The HM Treasury Green Book allows for lower discount rates to be used for projects extending past 30 years, lowering to 3% for those up to 75 years, and 2.5% for those up to 125 years. This accounts for the diminishing marginal utility of consumption over time. The Green Book also allows for lower rates to be used for specific policy areas, such as health, which is typically 1.5%. This reflects the high value placed on future health benefits compared with other types.

The Green Book does allow for some flexibility on environmental grounds – for example, when policies or projects involve long-term effects, which is usually the case for environmental issues. Or, where there are long-term and substantial or irreversible wealth transfers between generations, in situations such as irreversible changes to the natural environment. There is still no prescribed lower discount rate as with health or risk to life, however, which stunts progress in this area. It is also no secret that climate change itself comes with a host of health and risk-to-life factors.

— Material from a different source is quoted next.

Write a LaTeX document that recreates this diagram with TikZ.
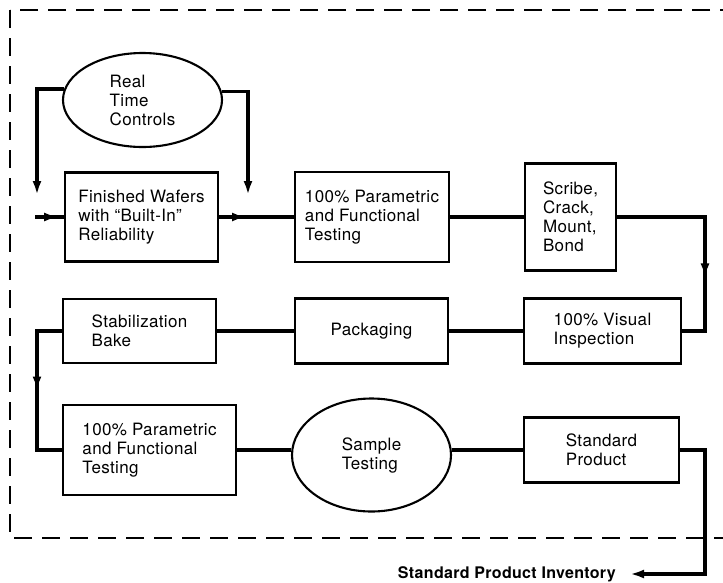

Still, as climate change is a global issue that requires significant immediate action, the solution to addressing inequities remains far from clear. GDP growth and emissions are still closely correlated in many developing regions (primarily because of the use of coal to meet energy demand) and have instead become relatively decoupled in developed regions. Decoupling, however, may result from the offshoring of energy- and emissions-intensive manufacturing. For example, 44% of Scotland’s material footprint occurs abroad, accounting for 40% of all carbon emissions associated with material consumption.

"It is more economical to reduce emissions now rather than when social cycles deem it necessary"

At Zero Waste Scotland, our aim is to drive Scotland toward a circular economy. Strategies such as the Circular Economy Bill and the Circular Economy and Waste Roadmap to 2030, and individual policies such as extended producer responsibility, the single-use plastics directive, and the single-use vapes ban, all contribute towards climate resilience. These initiatives seek to tackle overconsumption and our throwaway culture, and to mitigate the embodied emissions in goods and services. High discount rates further encourage the linear economy, which prioritises immediate consumption over longer-term material sustainability. If the future impacts of the linear economy are not fully accounted for, associated environmental issues such as climate change and biodiversity loss will also suffer.

To conclude, there is strong evidence that current approaches to discounting unjustly devalue both the welfare of future generations and the need for building resilience. While discounting is often a useful tool in options appraisal, there are many underlying cognitive biases that run counter to generating overall societal welfare. It is more economical to reduce emissions now rather than when social cycles deem it necessary, because of the non-linear dynamics of cumulative emissions, and the presence of unknown tipping points and feedback loops, leading to unforeseen cascading effects on natural systems, from which there may be no return.

There are, however, ethical considerations, as developing regions generally have a historically lower carbon debt than developed counterparts, and have more pressing socioeconomic needs to attend to, which lower discount rates may negatively affect.

One thing is for certain – discounting the need for urgent action on emissions will irreversibly damage not just future economic growth but the survival of our species. Such a reality cannot be discounted.